DOZENS of people assembled outside the US embassy in London yesterday to mark the 25th anniversary of the first democratic elections in Haiti.
The event both celebrated the resounding victory of president Jean-Bertrand Aristide in December 1990 and told the United States to “get out of Haiti” amid the country’s 2015 elections.
Feminist author Selma James described her meeting with Mr Aristide and his wife on the day of his election, when she happened to be in Haiti.
“Lavalas, their party, means ‘The Flood’,” Ms James told the crowd. “We saw the flood.
“Hundreds and hundreds of people, most of them young people, crowding into the house — before the car arrived, with the car and after the car — and it was an hour or so before he actually could walk from the car to the front door and always with a smile on his face.
“The first thing that Ms Aristide said to me was: ‘This victory — they can’t take it back’.”
The Global Women’s Strike co-ordinator added that the faces of Haitians “bore the stamp of the revolution as if it happened the day before, in fact, as if it was happening on that day.”

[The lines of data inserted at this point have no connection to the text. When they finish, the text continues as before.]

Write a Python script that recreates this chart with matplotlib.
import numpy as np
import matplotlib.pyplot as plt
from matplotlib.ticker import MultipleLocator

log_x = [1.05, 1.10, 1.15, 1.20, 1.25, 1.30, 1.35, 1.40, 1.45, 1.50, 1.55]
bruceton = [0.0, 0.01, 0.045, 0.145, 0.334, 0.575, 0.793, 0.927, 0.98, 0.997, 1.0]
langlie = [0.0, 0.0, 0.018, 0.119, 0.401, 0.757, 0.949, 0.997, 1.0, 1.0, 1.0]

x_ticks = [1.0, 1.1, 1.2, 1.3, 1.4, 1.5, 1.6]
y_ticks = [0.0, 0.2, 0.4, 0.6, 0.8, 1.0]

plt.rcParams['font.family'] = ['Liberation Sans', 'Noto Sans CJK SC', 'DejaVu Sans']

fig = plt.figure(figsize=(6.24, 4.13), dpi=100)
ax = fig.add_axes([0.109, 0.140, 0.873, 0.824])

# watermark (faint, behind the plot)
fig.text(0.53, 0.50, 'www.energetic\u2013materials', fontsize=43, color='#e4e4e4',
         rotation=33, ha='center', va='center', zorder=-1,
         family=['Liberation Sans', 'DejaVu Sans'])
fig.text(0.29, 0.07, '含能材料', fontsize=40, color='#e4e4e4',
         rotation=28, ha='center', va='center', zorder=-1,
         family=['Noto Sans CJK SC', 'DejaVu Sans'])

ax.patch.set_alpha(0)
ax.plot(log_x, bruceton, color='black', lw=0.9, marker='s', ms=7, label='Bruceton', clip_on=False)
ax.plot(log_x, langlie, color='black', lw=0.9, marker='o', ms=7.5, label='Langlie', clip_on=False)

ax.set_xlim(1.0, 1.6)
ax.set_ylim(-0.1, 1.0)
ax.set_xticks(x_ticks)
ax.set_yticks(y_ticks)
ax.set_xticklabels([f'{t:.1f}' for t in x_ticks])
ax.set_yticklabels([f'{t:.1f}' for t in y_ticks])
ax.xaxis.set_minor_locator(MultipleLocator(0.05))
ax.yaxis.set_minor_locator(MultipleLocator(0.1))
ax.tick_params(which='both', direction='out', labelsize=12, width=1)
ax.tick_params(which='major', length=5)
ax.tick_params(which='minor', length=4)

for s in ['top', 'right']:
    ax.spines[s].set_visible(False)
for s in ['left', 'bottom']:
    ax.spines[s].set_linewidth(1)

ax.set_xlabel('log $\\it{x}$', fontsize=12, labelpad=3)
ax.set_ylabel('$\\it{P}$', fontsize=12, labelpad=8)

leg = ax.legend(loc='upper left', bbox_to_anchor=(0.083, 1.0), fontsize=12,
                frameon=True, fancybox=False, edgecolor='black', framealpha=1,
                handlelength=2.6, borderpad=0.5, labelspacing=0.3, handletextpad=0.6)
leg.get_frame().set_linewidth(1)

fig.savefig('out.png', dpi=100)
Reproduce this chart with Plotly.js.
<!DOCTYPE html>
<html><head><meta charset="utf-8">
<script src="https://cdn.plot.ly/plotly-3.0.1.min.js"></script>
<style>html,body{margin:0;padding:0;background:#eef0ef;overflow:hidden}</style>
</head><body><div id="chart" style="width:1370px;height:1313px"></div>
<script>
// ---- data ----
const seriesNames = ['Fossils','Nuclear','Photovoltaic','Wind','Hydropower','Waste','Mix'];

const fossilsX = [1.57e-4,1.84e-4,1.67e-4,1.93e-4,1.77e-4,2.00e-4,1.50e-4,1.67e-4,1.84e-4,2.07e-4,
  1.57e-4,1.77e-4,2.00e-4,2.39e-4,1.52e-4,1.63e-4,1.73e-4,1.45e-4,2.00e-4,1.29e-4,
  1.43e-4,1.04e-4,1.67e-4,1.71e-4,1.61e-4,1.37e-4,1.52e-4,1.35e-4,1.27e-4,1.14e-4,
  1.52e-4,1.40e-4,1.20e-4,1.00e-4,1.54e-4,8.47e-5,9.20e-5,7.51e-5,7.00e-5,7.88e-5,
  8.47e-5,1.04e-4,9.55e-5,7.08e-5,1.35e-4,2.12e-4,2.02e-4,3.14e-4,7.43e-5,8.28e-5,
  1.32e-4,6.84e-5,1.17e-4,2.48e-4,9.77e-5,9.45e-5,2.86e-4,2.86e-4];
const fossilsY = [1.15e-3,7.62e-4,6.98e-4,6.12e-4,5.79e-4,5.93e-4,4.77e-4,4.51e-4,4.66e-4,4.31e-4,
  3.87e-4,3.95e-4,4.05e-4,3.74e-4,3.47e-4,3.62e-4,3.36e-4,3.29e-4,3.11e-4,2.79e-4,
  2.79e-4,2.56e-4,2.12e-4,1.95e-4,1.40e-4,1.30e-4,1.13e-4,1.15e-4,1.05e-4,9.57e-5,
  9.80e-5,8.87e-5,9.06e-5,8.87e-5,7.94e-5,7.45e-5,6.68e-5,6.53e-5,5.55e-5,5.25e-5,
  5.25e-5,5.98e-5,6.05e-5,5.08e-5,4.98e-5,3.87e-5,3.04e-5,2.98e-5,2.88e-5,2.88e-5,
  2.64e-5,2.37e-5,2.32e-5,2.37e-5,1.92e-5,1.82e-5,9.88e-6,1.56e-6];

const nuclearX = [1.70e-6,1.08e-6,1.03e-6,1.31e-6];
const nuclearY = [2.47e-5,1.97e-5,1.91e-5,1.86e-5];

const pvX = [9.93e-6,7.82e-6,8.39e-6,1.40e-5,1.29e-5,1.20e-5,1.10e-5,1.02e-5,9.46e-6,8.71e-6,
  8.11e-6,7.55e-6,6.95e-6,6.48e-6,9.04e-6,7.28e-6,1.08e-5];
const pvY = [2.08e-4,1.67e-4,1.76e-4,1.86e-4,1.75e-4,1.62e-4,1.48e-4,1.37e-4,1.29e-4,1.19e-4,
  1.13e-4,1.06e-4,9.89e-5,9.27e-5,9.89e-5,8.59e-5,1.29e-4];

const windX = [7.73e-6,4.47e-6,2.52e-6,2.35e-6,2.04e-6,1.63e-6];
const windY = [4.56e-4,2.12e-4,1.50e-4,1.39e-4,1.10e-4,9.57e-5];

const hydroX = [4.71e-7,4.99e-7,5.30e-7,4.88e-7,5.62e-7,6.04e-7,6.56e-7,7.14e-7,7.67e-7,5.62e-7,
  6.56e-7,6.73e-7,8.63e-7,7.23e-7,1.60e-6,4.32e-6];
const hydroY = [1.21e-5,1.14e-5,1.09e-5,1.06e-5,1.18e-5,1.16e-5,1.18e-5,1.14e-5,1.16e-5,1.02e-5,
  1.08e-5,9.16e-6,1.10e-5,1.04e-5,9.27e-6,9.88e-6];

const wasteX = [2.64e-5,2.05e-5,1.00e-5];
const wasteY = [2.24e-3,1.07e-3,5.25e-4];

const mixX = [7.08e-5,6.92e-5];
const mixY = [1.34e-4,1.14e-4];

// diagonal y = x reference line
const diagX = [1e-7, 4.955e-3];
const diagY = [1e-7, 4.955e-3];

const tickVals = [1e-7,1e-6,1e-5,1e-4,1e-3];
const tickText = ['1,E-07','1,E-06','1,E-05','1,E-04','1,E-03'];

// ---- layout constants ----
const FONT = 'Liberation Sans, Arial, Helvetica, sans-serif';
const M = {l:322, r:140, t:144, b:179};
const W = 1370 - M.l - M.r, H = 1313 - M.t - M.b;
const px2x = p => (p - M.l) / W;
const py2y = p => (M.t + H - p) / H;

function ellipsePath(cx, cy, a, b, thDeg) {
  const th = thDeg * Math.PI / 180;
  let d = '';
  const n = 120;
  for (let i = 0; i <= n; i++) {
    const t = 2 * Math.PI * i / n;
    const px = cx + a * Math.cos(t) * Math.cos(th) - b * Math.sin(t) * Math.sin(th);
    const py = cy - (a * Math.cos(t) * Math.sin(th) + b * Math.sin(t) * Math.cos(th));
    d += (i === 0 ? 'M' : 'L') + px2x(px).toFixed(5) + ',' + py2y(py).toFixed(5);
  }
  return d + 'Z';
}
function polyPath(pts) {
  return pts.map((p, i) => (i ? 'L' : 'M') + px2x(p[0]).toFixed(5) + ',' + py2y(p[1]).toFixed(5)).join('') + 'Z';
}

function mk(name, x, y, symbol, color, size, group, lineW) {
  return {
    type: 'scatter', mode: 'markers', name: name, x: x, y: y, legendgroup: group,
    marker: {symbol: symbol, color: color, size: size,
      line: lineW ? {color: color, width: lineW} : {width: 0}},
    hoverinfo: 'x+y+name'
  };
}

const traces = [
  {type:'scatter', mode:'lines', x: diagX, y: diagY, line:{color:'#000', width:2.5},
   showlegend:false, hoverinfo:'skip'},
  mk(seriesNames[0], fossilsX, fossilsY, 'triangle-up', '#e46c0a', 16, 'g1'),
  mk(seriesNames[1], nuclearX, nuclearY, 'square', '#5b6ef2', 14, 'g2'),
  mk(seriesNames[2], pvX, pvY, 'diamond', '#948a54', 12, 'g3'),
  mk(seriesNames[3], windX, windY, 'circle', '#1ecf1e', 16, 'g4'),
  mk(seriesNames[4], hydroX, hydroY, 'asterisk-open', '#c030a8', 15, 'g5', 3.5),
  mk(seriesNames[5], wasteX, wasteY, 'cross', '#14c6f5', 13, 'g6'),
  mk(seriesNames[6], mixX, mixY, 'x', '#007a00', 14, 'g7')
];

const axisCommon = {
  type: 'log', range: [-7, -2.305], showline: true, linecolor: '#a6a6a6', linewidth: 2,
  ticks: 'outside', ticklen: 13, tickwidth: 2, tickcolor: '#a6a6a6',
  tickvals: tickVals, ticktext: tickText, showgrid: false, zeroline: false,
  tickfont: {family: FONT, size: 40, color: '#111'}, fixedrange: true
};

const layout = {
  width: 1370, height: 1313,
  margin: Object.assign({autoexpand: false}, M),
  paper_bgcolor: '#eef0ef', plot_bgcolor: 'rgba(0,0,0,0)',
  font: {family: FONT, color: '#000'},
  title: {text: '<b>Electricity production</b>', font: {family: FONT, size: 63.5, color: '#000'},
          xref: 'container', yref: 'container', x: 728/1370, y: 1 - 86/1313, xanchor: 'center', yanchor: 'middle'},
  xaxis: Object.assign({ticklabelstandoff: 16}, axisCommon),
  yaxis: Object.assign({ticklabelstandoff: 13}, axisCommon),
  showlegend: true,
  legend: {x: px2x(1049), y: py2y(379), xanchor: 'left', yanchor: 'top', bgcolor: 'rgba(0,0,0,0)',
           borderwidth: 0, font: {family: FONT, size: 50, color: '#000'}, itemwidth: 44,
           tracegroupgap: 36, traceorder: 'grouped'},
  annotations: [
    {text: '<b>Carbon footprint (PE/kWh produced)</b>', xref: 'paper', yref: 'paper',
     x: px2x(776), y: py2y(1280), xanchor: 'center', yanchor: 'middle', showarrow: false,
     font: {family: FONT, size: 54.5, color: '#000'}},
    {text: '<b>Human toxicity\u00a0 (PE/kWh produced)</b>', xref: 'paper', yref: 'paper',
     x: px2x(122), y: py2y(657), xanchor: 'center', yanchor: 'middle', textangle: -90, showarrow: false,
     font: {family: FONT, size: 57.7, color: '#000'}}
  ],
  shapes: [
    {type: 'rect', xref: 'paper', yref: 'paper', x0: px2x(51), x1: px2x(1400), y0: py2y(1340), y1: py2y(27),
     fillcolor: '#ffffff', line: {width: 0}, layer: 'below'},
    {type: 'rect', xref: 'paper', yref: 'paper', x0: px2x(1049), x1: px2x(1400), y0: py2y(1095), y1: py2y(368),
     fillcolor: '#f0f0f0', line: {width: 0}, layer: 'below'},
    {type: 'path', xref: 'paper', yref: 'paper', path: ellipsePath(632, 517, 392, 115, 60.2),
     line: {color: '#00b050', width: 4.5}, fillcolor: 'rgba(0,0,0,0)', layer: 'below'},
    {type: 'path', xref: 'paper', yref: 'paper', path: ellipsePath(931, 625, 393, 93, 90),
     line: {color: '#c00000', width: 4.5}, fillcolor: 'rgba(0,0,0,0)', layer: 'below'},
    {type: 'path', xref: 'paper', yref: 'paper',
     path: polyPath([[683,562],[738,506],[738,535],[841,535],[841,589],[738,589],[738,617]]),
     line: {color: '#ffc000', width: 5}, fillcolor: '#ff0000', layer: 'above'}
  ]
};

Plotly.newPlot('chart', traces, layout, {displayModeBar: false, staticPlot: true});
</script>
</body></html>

She demanded that the US get its hands off Haiti in 2015, where President Michel Martelly now rules after a second coup that deposed Mr Aristide in 2004.
“The debt that we owe to Haiti is an international debt,” Ms James said.
“Defending Haiti, in fighting alongside Haiti, we defend ourselves — we do it for ourselves.”
On the London protest, Global Women’s Strike was accompanied by the All African Women’s Group, the Payday Men’s Network and Caribbean Labour Solidarity (CLS).
“Got to tell the Yankees: Get out of Haiti, get out of the Caribbean, let people have their
destiny,” said CLS president Luke Daniels at the rally.
Haiti’s ongoing parliamentary and presidential elections go into the final round on December 27.
But campaigners have labelled the whole process a sham as the US is accused of having funded the elections with a reported budget of $30 million (£20m).